I’ve hired animal trainers to help reenact the opening scene to the movie. Little Dude will be dangled over a cliff by a wizened baboon as the rest of the animal kingdom bows to him.
From there, he’ll recite Hebrew prayers so we can return to rented huts for champagne and bagels.
A bar (or “bat” for girls) mitzvah is a Jewish coming-of-age ceremony. It celebrates graduation from Hebrew school and marks a child’s emergence into the adult world of Judaism,
Blah blah blah… everyone knows it’s really all about THE PARTY!
A photo album is made, just like a wedding album.
This is a typical staged photo from a 1960’s bar mitzvah album:
“Son, today you are a man. I present to you this family treasure. Your Grandfather, myself and now you will enjoy these fine ladies. Go forth and MASTURBATE.”
I recently shared on Facebook that one of my students had a Sweet Sixteen which cost her parents over $60,000. She hosted 300 people at an upscale, celebrity-studded restaurant in Manhattan. Each of her two dresses cost about $2500.

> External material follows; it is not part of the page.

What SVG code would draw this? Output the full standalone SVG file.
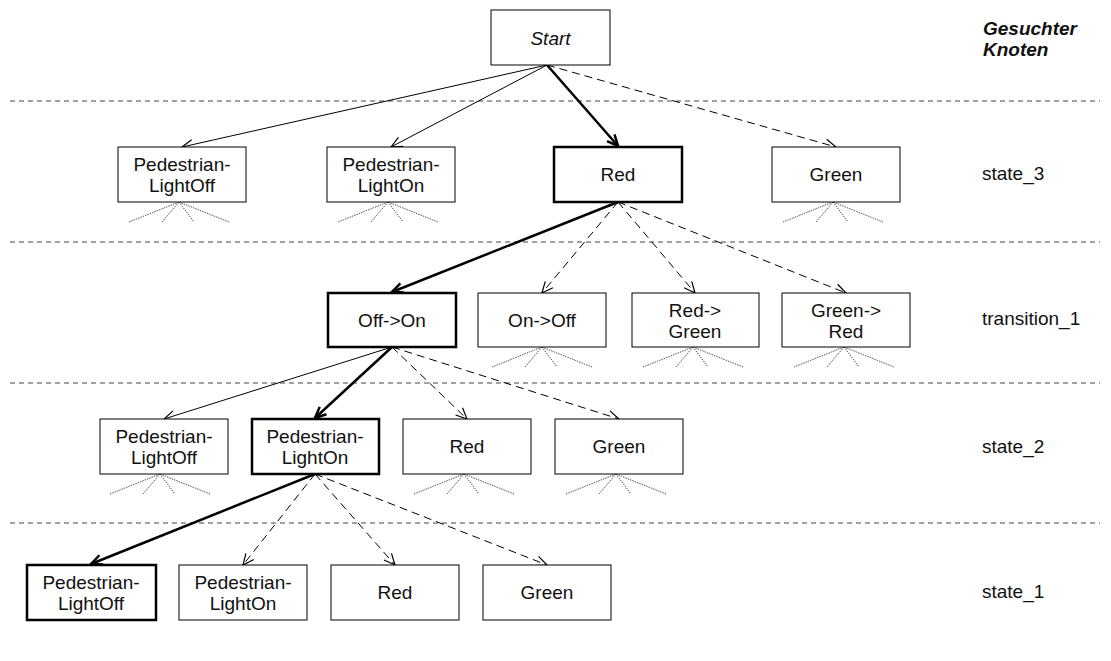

Her parents even hired Fetty Wap to appear. Fetty Wap, which sounds like the act of slapping someone in the face with a flaccid penis, is actually a super hot rapper with a slew of hits.
Nicki Minaj wasn’t available. She was booked for a bar mitzvah that day.
The truth is, even if we were billionaires, it would not be my style to throw a million dollar bar mitzvah for my kid.
Okay. Hold up.
If we were BILLIONAIRES, I might splurge and pay to restore what used to be CBGBs, and is now a John Varvatos store, to its former seedy glory as CBGBs for the night. And have the party there.
The point I’m trying (and failing miserably) to make is that it’s ludicrous to throw such extravagant parties for children. It stinks of entitlement and conspicuous consumption.
And all that money! Instead of throwing a 4 hour party, you could feed an entire starving Ethopian village.
Multimillionaire David H. Brooks spent TEN MILLION DOLLARS for his daughter’s bat mitzvah. The party was dubbed, “Mitzvahpalooza,” because Brooks had a stage built, brought in jumbotrons, and installed special concert carpeting.
He hired old AF musicians Steven Tyler and Joe Perry from Aerosmith, The Eagles’ Don Henley and Joe Walsh, Fleetwood Mac’s Steve Nicks, and Tom Petty. And since this was allegedly a party for kids, he also hired DJ AM, Ciara, and 50 Cent.
Kenny G serenaded the guests on sax during cocktail hour.
Kenny FUCKING G? I would have had to get naked wasted to block out the soulless horse excrement that Kenny G passes as music.
I wasn’t even a little bit sad to read that five years later, Brooks was found guilty of insider trading. He was sentenced to 17 years in prison but I still think his biggest crime was hiring KENNY WANKING G.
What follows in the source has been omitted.